Sweat Relief for Hyperhidrosis Patients

The introduction of Sofdra offers a non-invasive and effective alternative for patients and healthcare providers.

David Parser, MS, a leading expert on hyperhidrosis and founding board member of the International Hyperhidrosis Society, emphasized the transformative nature of Sofdra in the press release, “The availability of a new treatment alternative that is topical, well-tolerated, effective and easy to use is truly exciting and would be welcomed amongst patients and physicians.”

While Sofdra stands out as the first new chemical entity approved for primary axillary hyperhidrosis, the market for hyperhidrosis treatments includes other medications and clinical trials.
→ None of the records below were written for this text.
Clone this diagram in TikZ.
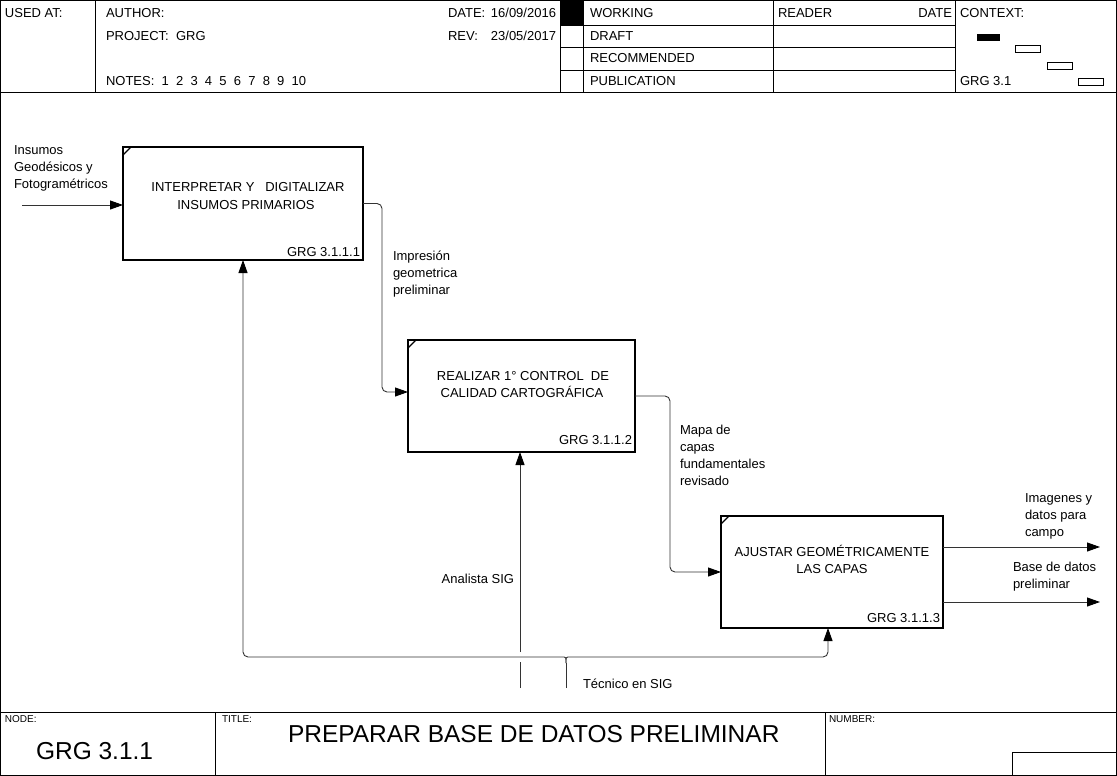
\documentclass[tikz,border=0pt]{standalone}
\usepackage{fontspec}
\setmainfont{Liberation Sans}
\usetikzlibrary{arrows.meta}
\newcommand{\fst}{\rule{0pt}{10pt}}
\begin{document}
\begin{tikzpicture}[x=1pt,y=-1pt,
  every node/.style={inner sep=0pt,outer sep=0pt},
  txt/.style={font=\fontsize{13}{17}\selectfont, anchor=base west},
  txtr/.style={font=\fontsize{13}{17}\selectfont, anchor=base east},
  txtc/.style={font=\fontsize{13}{17}\selectfont, anchor=base},
  lbl/.style={font=\fontsize{13}{17}\selectfont, anchor=north west, align=left},
  small/.style={font=\fontsize{10}{12}\selectfont, anchor=base west},
  big/.style={font=\fontsize{24.5}{28}\selectfont, anchor=base west},
  frame/.style={draw=black, line width=0.8pt},
  procbox/.style={draw=black, line width=1.8pt},
  conn/.style={draw=black!80, line width=0.9pt},
  arr/.style={-{Triangle[length=13pt,width=9pt,color=black]}},
  ctxbox/.style={draw=black, line width=0.8pt},
]
\useasboundingbox (0,0) rectangle (1117,776);
% outer frame
\draw[frame, line width=1.2pt] (0.6,0.6) rectangle (1116.4,775.4);
% header grid
\draw[frame] (0,92) -- (1117,92);
\draw[frame] (95,0) -- (95,92);
\draw[frame] (560,0) -- (560,92);
\draw[frame] (583,0) -- (583,92);
\draw[frame] (773,0) -- (773,92);
\draw[frame] (955,0) -- (955,92);
\draw[frame] (560,25) -- (955,25);
\draw[frame] (560,47) -- (955,47);
\draw[frame] (560,70) -- (955,70);
\fill[black] (560,0.6) rectangle (583,25);
% header text
\node[txt] (usedat) at (5,17.5) {USED AT:};
\node[txt] (author) at (106,17.5) {AUTHOR:};
\node[txt] (project) at (106,40.5) {PROJECT:\ \ GRG};
\node[txt] (notes) at (106,85.5) {NOTES:\ \ 1\ \ 2\ \ 3\ \ 4\ \ 5\ \ 6\ \ 7\ \ 8\ \ 9\ \ 10};
\node[txt] (datek) at (448,17.5) {DATE:};
\node[txtr] (datev) at (556,17.5) {16/09/2016};
\node[txt] (revk) at (448,40.5) {REV:};
\node[txtr] (revv) at (556,40.5) {23/05/2017};
\node[txt] (working) at (590,17.5) {WORKING};
\node[txt] (draft) at (590,40.5) {DRAFT};
\node[txt] (recom) at (590,63) {RECOMMENDED};
\node[txt] (publ) at (590,85.5) {PUBLICATION};
\node[txt] (reader) at (778,17.5) {READER};
\node[txtr] (rdate) at (952,17.5) {DATE};
\node[txt] (context) at (960,17.5) {CONTEXT:};
\node[txt] (ctxid) at (960,85.5) {GRG 3.1};
\fill[black] (977,34) rectangle (1000,41);
\draw[ctxbox] (1015,45) rectangle (1040,52);
\draw[ctxbox] (1047,62) rectangle (1072,69);
\draw[ctxbox] (1078,78) rectangle (1103,85);
% boxes
\node[procbox, minimum width=240pt, minimum height=113pt] (b1) at (243,203.5) {};
\node[procbox, minimum width=227pt, minimum height=112pt] (b2) at (521.5,396) {};
\node[procbox, minimum width=222pt, minimum height=112pt] (b3) at (832,572) {};
\draw[procbox, line width=1.2pt] ([yshift=-8pt]b1.north west) -- ([xshift=8pt]b1.north west);
\draw[procbox, line width=1.2pt] ([yshift=-8pt]b2.north west) -- ([xshift=8pt]b2.north west);
\draw[procbox, line width=1.2pt] ([yshift=-8pt]b3.north west) -- ([xshift=8pt]b3.north west);
\node[txtc] (b1t1) at (248,191.5) {INTERPRETAR Y \ \ DIGITALIZAR};
\node[txtc] (b1t2) at (246,209.5) {INSUMOS PRIMARIOS};
\node[txtr] (b1id) at (360,256.5) {GRG 3.1.1.1};
\node[txtc] (b2t1) at (523,380.5) {REALIZAR 1° CONTROL \ DE};
\node[txtc] (b2t2) at (522,397.5) {CALIDAD CARTOGRÁFICA};
\node[txtr] (b2id) at (632,444.5) {GRG 3.1.1.2};
\node[txtc] (b3t1) at (832,556.5) {AJUSTAR GEOMÉTRICAMENTE};
\node[txtc] (b3t2) at (832,573.5) {LAS CAPAS};
\node[txtr] (b3id) at (940,622.5) {GRG 3.1.1.3};
% coordinates
\coordinate (in0) at (22,205);
\coordinate (o1) at (1100,547);
\coordinate (o2) at (1100,602);
\coordinate (a0) at (520,688);
\coordinate (a1) at (520,662);
\coordinate (a2) at (520,652);
\coordinate (t0) at (566,688);
\coordinate (tj) at (566,663);
% connectors
\draw[conn, arr] (in0) -- (in0 -| b1.west);
\draw[conn, arr, rounded corners=5pt] ([yshift=0pt]b1.east) -- ++(19,0) |- ([yshift=4pt]b2.west);
\draw[conn, arr, rounded corners=5pt] (b2.east) -- ++(35,0) |- (b3.west);
\draw[conn, arr] ([yshift=25pt]b3.east) -- (o1);
\draw[conn, arr] ([yshift=-30pt]b3.east) -- (o2);
\draw[conn] (a0) -- (a1);
\draw[conn, arr] (a2) -- ([xshift=-1.5pt]b2.south);
\draw[conn] (t0) -- (tj);
\draw[conn, arr, rounded corners=5pt] (tj) .. controls (566,657) .. (559,657) -- (243,657) -- (b1.south);
\draw[conn, arr, rounded corners=5pt] (tj) .. controls (566,657) .. (573,657) -- (828,657) -- ([xshift=-4pt]b3.south);
% labels
\node[lbl] (linsumos) at (14,144.7) {\fst Insumos\\Geodésicos y\\Fotogramétricos};
\node[lbl] (limpr) at (393,250.7) {\fst Impresión\\geometrica\\preliminar};
\node[lbl] (lmapa) at (680,424.7) {\fst Mapa de\\capas\\fundamentales\\revisado};
\node[lbl] (limg) at (1025,492.7) {\fst Imagenes y\\datos para\\campo};
\node[lbl] (lbase) at (1013,561.7) {\fst Base de datos\\preliminar};
\node[txtr] (lanal) at (514,583.5) {Analista SIG};
\node[txt] (ltec) at (583,688.5) {Técnico en SIG};
% footer
\draw[frame] (0,712) -- (1117,712);
\draw[frame] (215,712) -- (215,776);
\draw[frame] (825,712) -- (825,776);
\draw[frame] (1012,776) |- (1117,752);
\node[small] (nodek) at (5,722) {NODE:};
\node[small] (titlek) at (222,722) {TITLE:};
\node[small] (numk) at (829,722) {NUMBER:};
\node[big] (nodev) at (36,759) {GRG 3.1.1};
\node[big] (titlev) at (288,742) {PREPARAR BASE DE DATOS PRELIMINAR};
\end{tikzpicture}
\end{document}
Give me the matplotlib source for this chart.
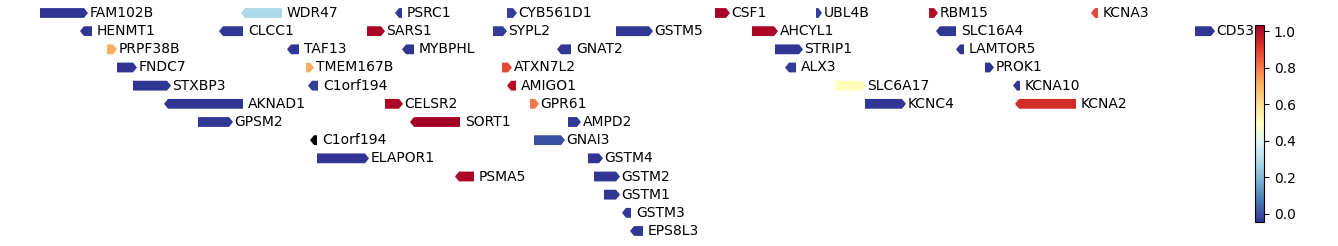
import numpy as np
import matplotlib
matplotlib.use("Agg")
import matplotlib.pyplot as plt
from matplotlib.patches import Polygon
from matplotlib.colors import Normalize

# ------------------ DATOS ------------------
genes = ["FAM102B", "WDR47", "PSRC1", "CYB561D1", "CSF1", "UBL4B", "RBM15", "KCNA3",
         "HENMT1", "CLCC1", "SARS1", "SYPL2", "GSTM5", "AHCYL1", "SLC16A4", "CD53",
         "PRPF38B", "TAF13", "MYBPHL", "GNAT2", "STRIP1", "LAMTOR5",
         "FNDC7", "TMEM167B", "ATXN7L2", "ALX3", "PROK1",
         "STXBP3", "C1orf194", "AMIGO1", "SLC6A17", "KCNA10",
         "AKNAD1", "CELSR2", "GPR61", "KCNC4", "KCNA2",
         "GPSM2", "SORT1", "AMPD2",
         "C1orf194", "GNAI3",
         "ELAPOR1", "GSTM4",
         "PSMA5", "GSTM2",
         "GSTM1",
         "GSTM3",
         "EPS8L3"]
inicio = [40, 241, 395, 507, 715, 816, 929, 1091,
          80, 219, 367, 493, 616, 752, 936, 1195,
          107, 287, 402, 557, 775, 956,
          117, 306, 502, 785, 985,
          133, 308, 507, 835, 1013,
          164, 385, 530, 865, 1015,
          198, 410, 568,
          310, 534,
          317, 588,
          455, 594,
          604,
          622,
          630]
fin = [88, 282, 402, 517, 730, 822, 938, 1098,
       92, 243, 385, 507, 653, 778, 956, 1215,
       117, 299, 414, 571, 803, 964,
       137, 314, 512, 796, 994,
       171, 318, 516, 866, 1020,
       243, 403, 539, 906, 1076,
       233, 460, 581,
       317, 565,
       369, 603,
       474, 620,
       620,
       631,
       643]
hebra = ["+", "-", "-", "+", "+", "+", "+", "-",
         "-", "-", "+", "+", "+", "+", "-", "+",
         "+", "-", "-", "-", "+", "-",
         "+", "+", "+", "-", "+",
         "+", "-", "-", "+", "-",
         "-", "+", "+", "+", "-",
         "+", "-", "+",
         "-", "+",
         "+", "+",
         "-", "+",
         "+",
         "-",
         "-"]
fila = [0, 0, 0, 0, 0, 0, 0, 0,
        1, 1, 1, 1, 1, 1, 1, 1,
        2, 2, 2, 2, 2, 2,
        3, 3, 3, 3, 3,
        4, 4, 4, 4, 4,
        5, 5, 5, 5, 5,
        6, 6, 6,
        7, 7,
        8, 8,
        9, 9,
        10,
        11,
        12]
valor = [-0.044, 0.28, -0.04, -0.03, 1.03, -0.03, 1.0, 0.88,
         -0.04, -0.04, 1.02, -0.03, -0.04, 1.02, -0.04, -0.04,
         0.71, -0.04, -0.04, -0.04, -0.04, -0.04,
         -0.04, 0.71, 0.88, -0.03, -0.04,
         -0.04, -0.03, 1.0, 0.5, -0.04,
         -0.04, 1.02, 0.8, -0.04, 0.93,
         -0.04, 1.033, -0.04,
         np.nan, 0.0,
         -0.04, -0.04,
         1.02, -0.04,
         -0.04,
         -0.04,
         -0.04]

# ------------------ GRAFICADO ------------------
cmap = plt.get_cmap("RdYlBu_r").copy()
cmap.set_bad("black")
norm = Normalize(vmin=np.nanmin(valor), vmax=np.nanmax(valor))

fig = plt.figure(figsize=(13.38, 2.46), dpi=100)
ax = fig.add_axes([0, 0, 1250 / 1338, 1])
ax.set_xlim(0, 1250)
ax.set_ylim(12 + 15 / 18.17, -13 / 18.17)
ax.axis("off")

alto = 0.27     # mitad del alto de la flecha
punta = 4       # largo de la punta

for g, x0, x1, s, r, v in zip(genes, inicio, fin, hebra, fila, valor):
    color = cmap(norm(v)) if not np.isnan(v) else "black"
    p = min(punta, (x1 - x0) * 0.6)
    if s == "+":
        pts = [(x0, r - alto), (x1 - p, r - alto), (x1, r), (x1 - p, r + alto), (x0, r + alto)]
        dx = 1.5
    else:
        pts = [(x1, r - alto), (x0 + p, r - alto), (x0, r), (x0 + p, r + alto), (x1, r + alto)]
        dx = 5
    ax.add_patch(Polygon(pts, closed=True, facecolor=color, edgecolor="none"))
    ax.text(x1 + dx, r, g, ha="left", va="center", fontsize=10)

cax = fig.add_axes([1255 / 1338, 24 / 246, 9 / 1338, 197 / 246])
sm = plt.cm.ScalarMappable(norm=norm, cmap=cmap)
cb = fig.colorbar(sm, cax=cax)
cb.set_ticks([0.0, 0.2, 0.4, 0.6, 0.8, 1.0])
cb.ax.tick_params(labelsize=10)

fig.savefig("out.png", dpi=100)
Botulinum toxin A (BTX) and microwave thermolysis (MWT) are two significant modalities. BTX is a standard treatment for focal hyperhidrosis which works by blocking acetylcholine release, thereby inhibiting the neuronal signal to sweat glands. In contrast, microwave thermolysis is a newer, energy-based treatment that irreversibly targets sweat glands, reducing sweat and odor and providing long-term hair reduction, with some effects potentially being permanent. A recent comparative trial found both BTX and MWT effective in significantly reducing sweat production, with BTX showing greater efficacy at six months, but similar outcomes for both treatments at one year.

Some of the other remedies approved for excessive sweat control are Dermadry, an iontophoresis medical device that uses electrical currents to neutralize signaling between sweat nerves and sweat glands, and Brella, an in-clinic, one-of-a-kind sweat control patch.